Figure scripts
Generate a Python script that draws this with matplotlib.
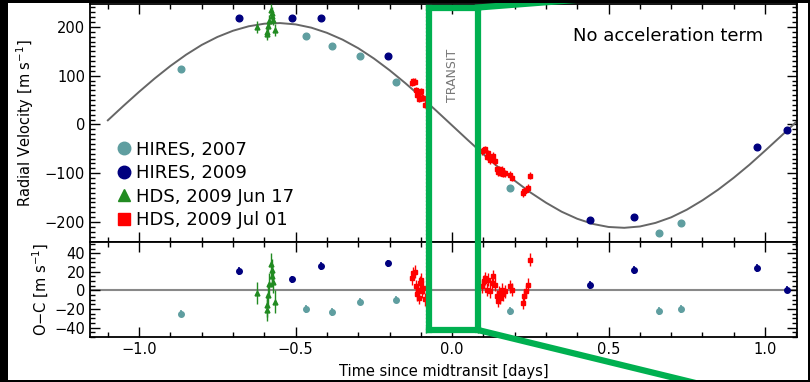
import matplotlib
matplotlib.use("Agg")
import matplotlib.pyplot as plt
from matplotlib.patches import Rectangle
from matplotlib.lines import Line2D
from matplotlib.ticker import MultipleLocator

plt.rcParams['font.family'] = ['DejaVu Sans']

# ---------------- data ----------------
# model curve
model_t = [-1.10, -1.05, -1.00, -0.95, -0.90, -0.85, -0.80, -0.75, -0.70, -0.65, -0.60,
           -0.55, -0.50, -0.45, -0.40, -0.35, -0.30, -0.25, -0.20, -0.15, -0.10, -0.05,
           0.00, 0.05, 0.10, 0.15, 0.20, 0.25, 0.30, 0.35, 0.40, 0.45, 0.50,
           0.55, 0.60, 0.65, 0.70, 0.75, 0.80, 0.85, 0.90, 0.95, 1.00, 1.05, 1.10]
model_rv = [8.5, 38.2, 67.0, 94.5, 120.0, 143.0, 163.1, 179.4, 192.2, 201.3, 206.6,
            207.9, 205.2, 198.5, 187.9, 173.9, 156.4, 135.3, 111.3, 85.0, 57.0, 27.8,
            -2.0, -31.8, -61.0, -89.0, -115.3, -139.3, -160.4, -178.9, -193.4, -204.0, -210.2,
            -211.9, -209.2, -201.8, -190.4, -174.7, -155.5, -133.7, -109.2, -82.6, -53.8, -24.4, 5.5]

hires07_t = [-0.865, -0.466, -0.385, -0.295, -0.180, 0.184, 0.661, 0.731]
hires07_rv = [113, 181, 160, 140, 88, -131, -223, -203]
hires07_oc = [-25, -20, -23, -12, -10, -22, -22, -20]
hires07_err = [4, 4, 4, 4, 4, 4, 4, 4]

hires09_t = [-0.682, -0.512, -0.420, -0.204, 0.440, 0.582, 0.973, 1.070]
hires09_rv = [219, 218, 218, 140, -196, -189, -46, -11]
hires09_oc = [21, 12, 26, 29, 6, 22, 24, 1]
hires09_err = [4, 4, 4, 4, 4, 4, 4, 4]

hds0617_t = [-0.625, -0.593, -0.590, -0.587, -0.584, -0.580, -0.577, -0.574, -0.571, -0.567]
hds0617_rv = [200, 185, 190, 201, 213, 234, 222, 228, 215, 194]
hds0617_oc = [-3, -21, -16, -5, 7, 28, 16, 22, 9, -12]
hds0617_err = [12, 12, 12, 12, 12, 12, 12, 12, 12, 12]

hds0701_t = [-0.127, -0.124, -0.118, -0.115, -0.113, -0.110, -0.105, -0.102, -0.099, -0.097,
             -0.092, -0.088,
             0.097, 0.101, 0.105, 0.111, 0.116, 0.121, 0.127, 0.132, 0.137, 0.143, 0.146,
             0.150, 0.154, 0.159, 0.164, 0.169, 0.185, 0.191, 0.226, 0.231, 0.236, 0.242, 0.248]
hds0701_rv = [85.6, 89.2, 87.6, 70.1, 60.3, 63.8, 52.1, 66.2, 68.1, 54.6, 55.1, 40.6,
              -55.0, -52.4, -50.6, -66.3, -58.6, -73.7, -68.3, -64.2, -75.6, -91.2, -98.2,
              -91.6, -98.9, -93.0, -100.8, -100.0, -103.2, -109.7, -141.1, -136.5, -133.6, -129.3, -105.4]
hds0701_oc = [13.3, 18.5, 20.3, 4.5, -4.2, 1.0, -7.8, 8.0, 11.6, -0.7, 2.7, -9.5,
              4.5, 9.8, 13.3, 1.0, 11.6, -0.7, 8.1, 15.0, 6.3, -6.0, -11.3,
              -2.5, -7.7, 1.0, -4.2, -0.7, 4.5, 1.0, -13.0, -6.0, -0.7, 6.3, 33.0]
hds0701_err = [7] * len(hds0701_t)

transit_edges = [-0.083, 0.083]

labels = ["HIRES, 2007", "HIRES, 2009", "HDS, 2009 Jun 17", "HDS, 2009 Jul 01"]
xticks = [-1.0, -0.5, 0.0, 0.5, 1.0]
rv_ticks = [-200, -100, 0, 100, 200]
oc_ticks = [-40, -20, 0, 20, 40]

c07 = '#5f9ea0'
c09 = '#00007f'
cjun = '#228b22'
cjul = '#ff0000'
cbox = '#00b050'

W, H = 810, 382
fig = plt.figure(figsize=(W / 100, H / 100), dpi=100)
fig.patch.set_facecolor('white')


def fx(px):
    return px / W


def fy(py):
    return 1 - py / H


L, R = 90, 797
T1, B1, B2 = 4, 242, 337
ax1 = fig.add_axes([fx(L), fy(B1), (R - L) / W, (B1 - T1) / H])
ax2 = fig.add_axes([fx(L), fy(B2), (R - L) / W, (B2 - B1) / H], sharex=ax1)

xlim = (-1.157, 1.102)

# ---- top panel ----
ax1.plot(model_t, model_rv, color='#666666', lw=1.4, zorder=2)
ax1.errorbar(hires07_t, hires07_rv, yerr=hires07_err, fmt='o', color=c07, ms=4.8, elinewidth=1, capsize=0, zorder=3)
ax1.errorbar(hires09_t, hires09_rv, yerr=hires09_err, fmt='o', color=c09, ms=4.8, elinewidth=1, capsize=0, zorder=3)
ax1.errorbar(hds0617_t, hds0617_rv, yerr=hds0617_err, fmt='^', color=cjun, ms=3.5, elinewidth=1, capsize=0, zorder=3)
ax1.errorbar(hds0701_t, hds0701_rv, yerr=hds0701_err, fmt='s', color=cjul, ms=3, elinewidth=1, capsize=0, zorder=3)
for e in transit_edges:
    ax1.axvline(e, color='#7aa88a', ls=':', lw=1, zorder=1)
ax1.text(0.0, 100, 'TRANSIT', rotation=90, ha='center', va='center', color='#777777', fontsize=9)
ax1.text(0.69, 182, 'No acceleration term', ha='center', va='center', fontsize=13, color='black')
ax1.set_ylim(-241, 247)
ax1.set_xlim(*xlim)
ax1.set_yticks(rv_ticks)
ax1.yaxis.set_minor_locator(MultipleLocator(10))
ax1.set_ylabel('Radial Velocity [m s$^{-1}$]', fontsize=10.5, labelpad=6)
plt.setp(ax1.get_xticklabels(), visible=False)

handles = [
    Line2D([], [], marker='o', ls='none', color=c07, ms=9),
    Line2D([], [], marker='o', ls='none', color=c09, ms=9),
    Line2D([], [], marker='^', ls='none', color=cjun, ms=9),
    Line2D([], [], marker='s', ls='none', color=cjul, ms=8),
]
ax1.legend(handles, labels, loc='lower left', bbox_to_anchor=(0.02, 0.0), frameon=False,
           fontsize=13, handlelength=0.8, handletextpad=0.25, labelspacing=0.31, borderaxespad=0.3)

# ---- bottom panel ----
ax2.axhline(0, color='#888888', lw=1.5, zorder=1)
ax2.errorbar(hires07_t, hires07_oc, yerr=hires07_err, fmt='o', color=c07, ms=4, elinewidth=1.2, capsize=0, zorder=3)
ax2.errorbar(hires09_t, hires09_oc, yerr=hires09_err, fmt='o', color=c09, ms=4, elinewidth=1.2, capsize=0, zorder=3)
ax2.errorbar(hds0617_t, hds0617_oc, yerr=hds0617_err, fmt='^', color=cjun, ms=3.5, elinewidth=1, capsize=0, zorder=3)
ax2.errorbar(hds0701_t, hds0701_oc, yerr=hds0701_err, fmt='s', color=cjul, ms=3, elinewidth=1, capsize=0, zorder=3)
for e in transit_edges:
    ax2.axvline(e, color='#7aa88a', ls=':', lw=1, zorder=1)
ax2.set_ylim(-50, 52)
ax2.set_yticks(oc_ticks)
ax2.yaxis.set_minor_locator(MultipleLocator(5))
ax2.set_xticks(xticks)
ax2.set_xticklabels([f"{v:.1f}".replace('-', '\u2212') for v in xticks])
ax2.set_ylabel('O\u2212C [m s$^{-1}$]', fontsize=10.5, labelpad=2)
ax2.set_xlabel('Time since midtransit [days]', fontsize=10.5, labelpad=5)

for ax in (ax1, ax2):
    ax.xaxis.set_minor_locator(MultipleLocator(0.1))
    ax.set_xticks(xticks)
    ax.tick_params(which='both', direction='in', top=True, right=True, labelsize=10.5, width=1)
    ax.tick_params(which='major', length=7)
    ax.tick_params(which='minor', length=3.5)
    for s in ax.spines.values():
        s.set_linewidth(1.3)

# ---- green zoom box and lines (figure pixels) ----
def gline(x0, y0, x1, y1):
    fig.add_artist(Line2D([fx(x0), fx(x1)], [fy(y0), fy(y1)], transform=fig.transFigure,
                          color=cbox, lw=4.5, solid_capstyle='projecting', zorder=20))

gline(429, 7.5, 478, 7.5)
gline(429, 7.5, 429, 330)
gline(478, 7.5, 478, 330)
gline(429, 330, 478, 330)
gline(478, 7.5, 640, -5)
gline(478, 330, 720, 389)

# ---- black screenshot borders ----
for (x0, y0, x1, y1) in [(0, 0, 8, H), (0, 0, W, 3), (0, 380, W, H), (808, 0, W, H)]:
    fig.add_artist(Rectangle((fx(x0), fy(y1)), (x1 - x0) / W, (y1 - y0) / H, transform=fig.transFigure,
                             facecolor='black', edgecolor='none', zorder=30))

fig.savefig('out.png', dpi=100)
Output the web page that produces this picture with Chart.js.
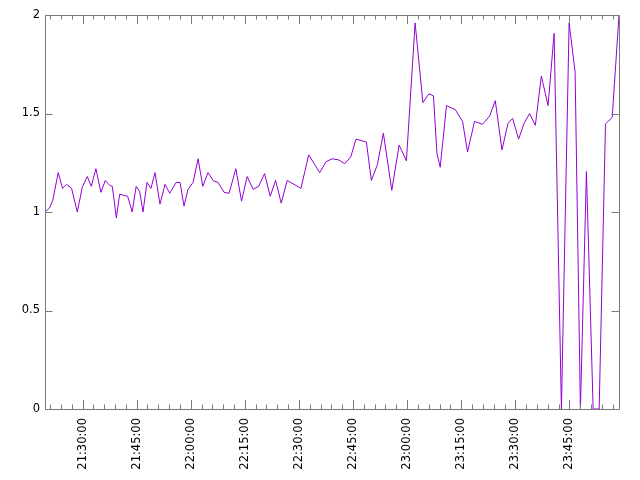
<!DOCTYPE html>
<html>
<head>
<meta charset="utf-8">
<script src="https://cdn.jsdelivr.net/npm/chart.js@4.4.1/dist/chart.umd.min.js"></script>
<style>
  html, body { margin: 0; padding: 0; background: #fff; }
</style>
</head>
<body>
<canvas id="chart" width="640" height="480"></canvas>
<script>
// sample times and values
const times = [
  "21:19:35", "21:20:50", "21:21:45", "21:23:15", "21:24:27", "21:25:33", "21:26:57", "21:28:32",
  "21:29:55", "21:31:18", "21:32:25", "21:33:42", "21:35:05", "21:36:18", "21:37:30", "21:38:15",
  "21:39:22", "21:40:17", "21:42:30", "21:43:45", "21:44:52", "21:45:50", "21:46:45", "21:47:52",
  "21:48:58", "21:50:05", "21:51:28", "21:52:52", "21:54:10", "21:55:55", "21:57:02", "21:58:08",
  "21:59:15", "22:00:38", "22:02:02", "22:03:20", "22:04:48", "22:06:12", "22:07:35", "22:09:15",
  "22:10:38", "22:12:30", "22:14:05", "22:15:38", "22:17:18", "22:18:48", "22:20:28", "22:22:02",
  "22:23:32", "22:25:05", "22:26:45", "22:30:33", "22:32:42", "22:35:45", "22:37:30", "22:39:10",
  "22:40:55", "22:42:42", "22:44:22", "22:45:50", "22:48:42", "22:50:05", "22:51:45", "22:53:25",
  "22:55:45", "22:57:47", "22:59:48", "23:02:13", "23:04:22", "23:06:02", "23:07:18", "23:08:15",
  "23:09:10", "23:10:55", "23:13:20", "23:15:22", "23:16:45", "23:18:42", "23:20:55", "23:22:52",
  "23:24:27", "23:26:18", "23:27:58", "23:29:15", "23:30:55", "23:32:25", "23:33:58", "23:35:33",
  "23:37:13", "23:39:05", "23:40:45", "23:42:47", "23:44:55", "23:46:35", "23:48:03", "23:49:43",
  "23:51:35", "23:53:15", "23:55:00", "23:56:52", "23:58:45"
];
const values = [
  1.00, 1.02, 1.06, 1.20, 1.12, 1.14, 1.12, 1.00,
  1.125, 1.18, 1.13, 1.22, 1.10, 1.16, 1.135, 1.13,
  0.97, 1.09, 1.08, 1.00, 1.13, 1.105, 1.00, 1.15,
  1.12, 1.20, 1.04, 1.14, 1.095, 1.15, 1.15, 1.03,
  1.115, 1.15, 1.27, 1.13, 1.20, 1.16, 1.15, 1.10,
  1.095, 1.22, 1.055, 1.18, 1.115, 1.13, 1.195, 1.08,
  1.16, 1.045, 1.16, 1.12, 1.29, 1.20, 1.255, 1.27,
  1.265, 1.245, 1.28, 1.37, 1.355, 1.16, 1.24, 1.40,
  1.11, 1.34, 1.26, 1.96, 1.555, 1.60, 1.59, 1.30,
  1.227, 1.54, 1.52, 1.46, 1.305, 1.46, 1.445, 1.487,
  1.565, 1.315, 1.45, 1.475, 1.37, 1.45, 1.50, 1.44,
  1.69, 1.54, 1.907, 0, 1.96, 1.71, 0, 1.205,
  0, 0, 1.447, 1.48, 2.0
];
const xTickLabels = ["21:30:00", "21:45:00", "22:00:00", "22:15:00", "22:30:00",
                     "22:45:00", "23:00:00", "23:15:00", "23:30:00", "23:45:00"];
const yTicks = [0, 0.5, 1, 1.5, 2];

function toSec(s) {
  const p = s.split(":").map(Number);
  return p[0] * 3600 + p[1] * 60 + p[2];
}
function fmt(sec) {
  const h = Math.floor(sec / 3600), m = Math.floor(sec / 60) % 60, s = Math.round(sec % 60);
  return [h, m, s].map(v => String(v).padStart(2, "0")).join(":");
}

const points = times.map((t, i) => ({ x: toSec(t), y: values[i] }));
const frameColor = "#7a7a7a";

// gnuplot style border with inward ticks on all four sides
const framePlugin = {
  id: "frame",
  afterDatasetsDraw(chart) {
    const { ctx, chartArea: a, scales } = chart;
    const xs = scales.x, ys = scales.y;
    ctx.save();
    ctx.strokeStyle = frameColor;
    ctx.lineWidth = 1;
    ctx.beginPath();
    // x ticks: majors plus 4 minors between
    const major = xs.ticks.map(t => t.value);
    const step = major[1] - major[0];
    for (let v = major[0] - step; v <= xs.max; v += step / 5) {
      if (v < xs.min) continue;
      const px = Math.round(xs.getPixelForValue(v)) + 0.5;
      const isMajor = Math.abs(((v - major[0]) / step) - Math.round((v - major[0]) / step)) < 1e-6;
      const len = isMajor ? 9 : 4.5;
      ctx.moveTo(px, a.bottom); ctx.lineTo(px, a.bottom - len);
      ctx.moveTo(px, a.top); ctx.lineTo(px, a.top + len);
    }
    ys.ticks.forEach(t => {
      const py = Math.round(ys.getPixelForValue(t.value)) + 0.5;
      ctx.moveTo(a.left, py); ctx.lineTo(a.left + 7.5, py);
      ctx.moveTo(a.right, py); ctx.lineTo(a.right - 7.5, py);
    });
    ctx.stroke();
    ctx.beginPath();
    ctx.rect(Math.round(a.left) + 0.5, Math.round(a.top) + 0.5,
             Math.round(a.right - a.left), Math.round(a.bottom - a.top));
    ctx.stroke();
    ctx.restore();
  }
};

new Chart(document.getElementById("chart"), {
  type: "line",
  data: {
    datasets: [{
      data: points,
      borderColor: "#9400d3",
      borderWidth: 1,
      pointRadius: 0,
      fill: false,
      tension: 0
    }]
  },
  options: {
    responsive: false,
    animation: false,
    layout: { padding: { left: 0, top: 15, right: 21, bottom: 0 } },
    plugins: { legend: { display: false }, tooltip: { enabled: false } },
    scales: {
      x: {
        type: "linear",
        min: points[0].x,
        max: points[points.length - 1].x,
        grid: { display: false, drawTicks: false },
        border: { display: false },
        afterBuildTicks: scale => {
          scale.ticks = xTickLabels.map(l => ({ value: toSec(l) }));
        },
        afterFit: scale => { scale.height = 71; },
        ticks: {
          minRotation: 90,
          maxRotation: 90,
          padding: 9,
          color: "#000",
          font: { family: "DejaVu Sans", size: 11.5 },
          callback: v => fmt(v)
        }
      },
      y: {
        min: 0,
        max: 2,
        grid: { display: false, drawTicks: false },
        border: { display: false },
        afterBuildTicks: scale => {
          scale.ticks = yTicks.map(v => ({ value: v }));
        },
        afterFit: scale => { scale.width = 45; },
        ticks: {
          padding: 5,
          color: "#000",
          font: { family: "DejaVu Sans", size: 11.5 },
          callback: v => String(v)
        }
      }
    }
  },
  plugins: [framePlugin]
});
</script>
</body>
</html>
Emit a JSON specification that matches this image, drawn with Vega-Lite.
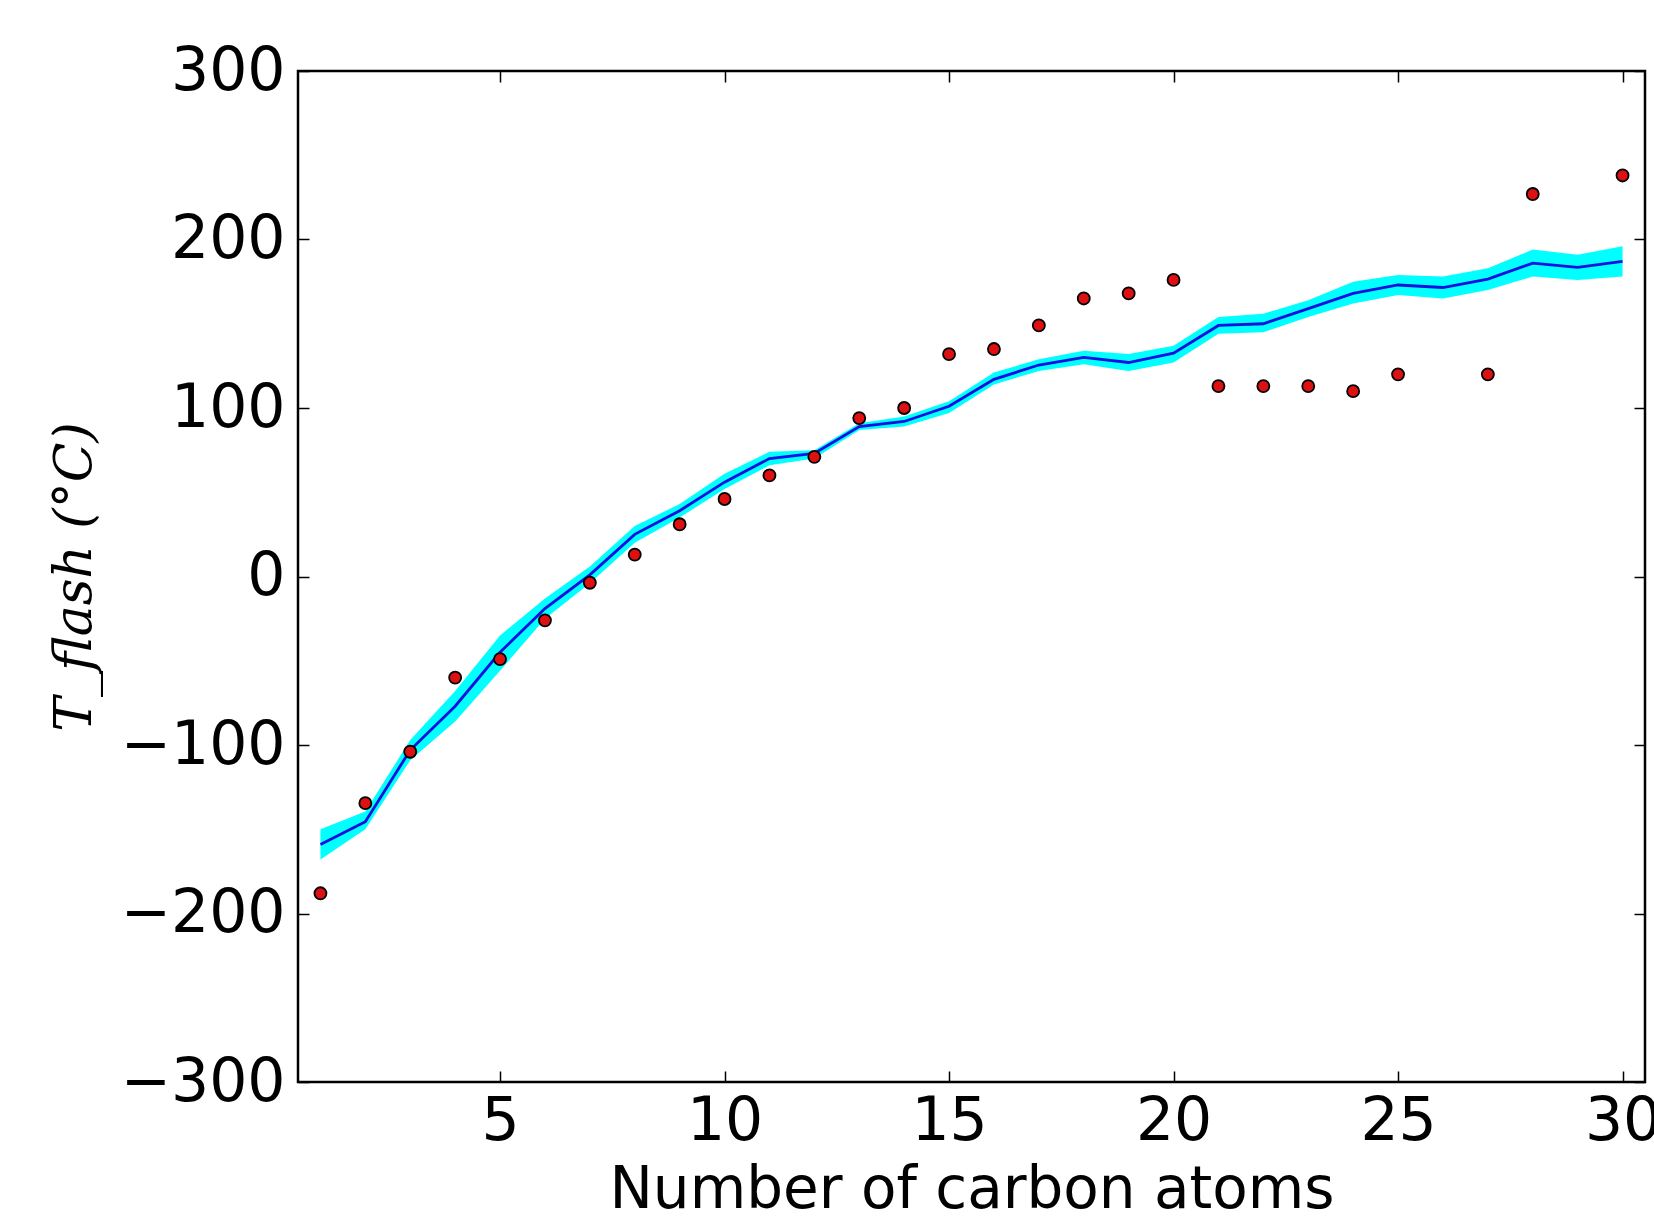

> [Stated exercise] Gather up every line in the data above that contains the word "matplotlib", copying each one.

> [Complete answer]
Generate a Python script that draws this with matplotlib.
import matplotlib
matplotlib.use("Agg")
import matplotlib.pyplot as plt
from matplotlib.patches import Rectangle
from matplotlib.lines import Line2D
from matplotlib.ticker import MultipleLocator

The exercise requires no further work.